_WHAT IS BEING ASKED_
Quote word for word the lines below, beginning with the first and ending with the one that has "from matplotlib.lines import Line2D". Drop the pictures.

═══ INFORMATION SUPPLIED ═══

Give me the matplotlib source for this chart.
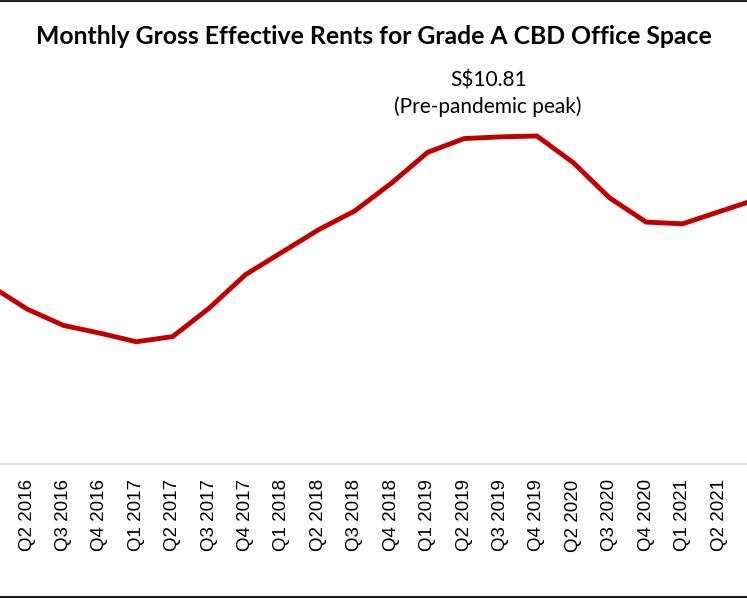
import matplotlib
matplotlib.use("Agg")
import matplotlib.pyplot as plt
from matplotlib.lines import Line2D

# quarterly rents (S$ psf per month)
quarters = ["Q1 2016", "Q2 2016", "Q3 2016", "Q4 2016",
            "Q1 2017", "Q2 2017", "Q3 2017", "Q4 2017",
            "Q1 2018", "Q2 2018", "Q3 2018", "Q4 2018",
            "Q1 2019", "Q2 2019", "Q3 2019", "Q4 2019",
            "Q2 2020", "Q3 2020", "Q4 2020",
            "Q1 2021", "Q2 2021", "Q3 2021"]
rents = [9.07, 8.80, 8.61, 8.52,
         8.42, 8.48, 8.81, 9.20,
         9.46, 9.72, 9.94, 10.26,
         10.62, 10.78, 10.80, 10.81,
         10.50, 10.09, 9.81,
         9.79, 9.93, 10.07]
peak_label = "S$10.81\n(Pre-pandemic peak)"
title = "Monthly Gross Effective Rents for Grade A CBD Office Space"

W, H = 747, 598
fig = plt.figure(figsize=(W / 100, H / 100), dpi=100)

# the chart is cropped on both sides, so the axes run past the figure edges
left_px, right_px = -40, 790
top_px, bottom_px = 60, 464
ax = fig.add_axes([left_px / W, 1 - bottom_px / H,
                   (right_px - left_px) / W, (bottom_px - top_px) / H])

x = list(range(len(quarters)))
ax.plot(x, rents, color="#C00000", lw=3.5, solid_joinstyle="miter")

# category positions: first label at -9.4 px, spacing 36.42 px
x0, dx = -9.4, 36.42
ax.set_xlim((left_px - x0) / dx, (right_px - x0) / dx)
ax.set_ylim(7.0, 7.0 + (bottom_px - top_px) * 0.011616)

# the first and last quarters fall outside the crop, so only label the rest
ax.set_xticks(x[1:-1])
ax.set_xticklabels(quarters[1:-1], rotation=90, fontsize=13.5, family="Liberation Sans")
ax.tick_params(axis="x", length=0, pad=11)
ax.set_yticks([])
for s in ["top", "left", "right"]:
    ax.spines[s].set_visible(False)
ax.spines["bottom"].set_color("#D9D9D9")
ax.spines["bottom"].set_linewidth(1.2)

ax.text(13.66, 7.0 + (464 - 94) * 0.011616, peak_label, ha="center", va="center",
        fontsize=15, family="Lato", linespacing=1.35)

fig.text(0.5, 1 - 37 / H, title, ha="center", va="center",
         fontsize=17.8, fontweight="bold", family="Lato")

# frame lines at top and bottom of the crop
fig.add_artist(Line2D([0, 1], [1 - 0.5 / H, 1 - 0.5 / H], color="#222222", lw=1.5))
fig.add_artist(Line2D([0, 1], [1 - 596.5 / H, 1 - 596.5 / H], color="#222222", lw=1.5))

fig.savefig("out.png", dpi=100)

═══

_EXERCISE OUTPUT_
Give me the matplotlib source for this chart.
import matplotlib
matplotlib.use("Agg")
import matplotlib.pyplot as plt
from matplotlib.lines import Line2D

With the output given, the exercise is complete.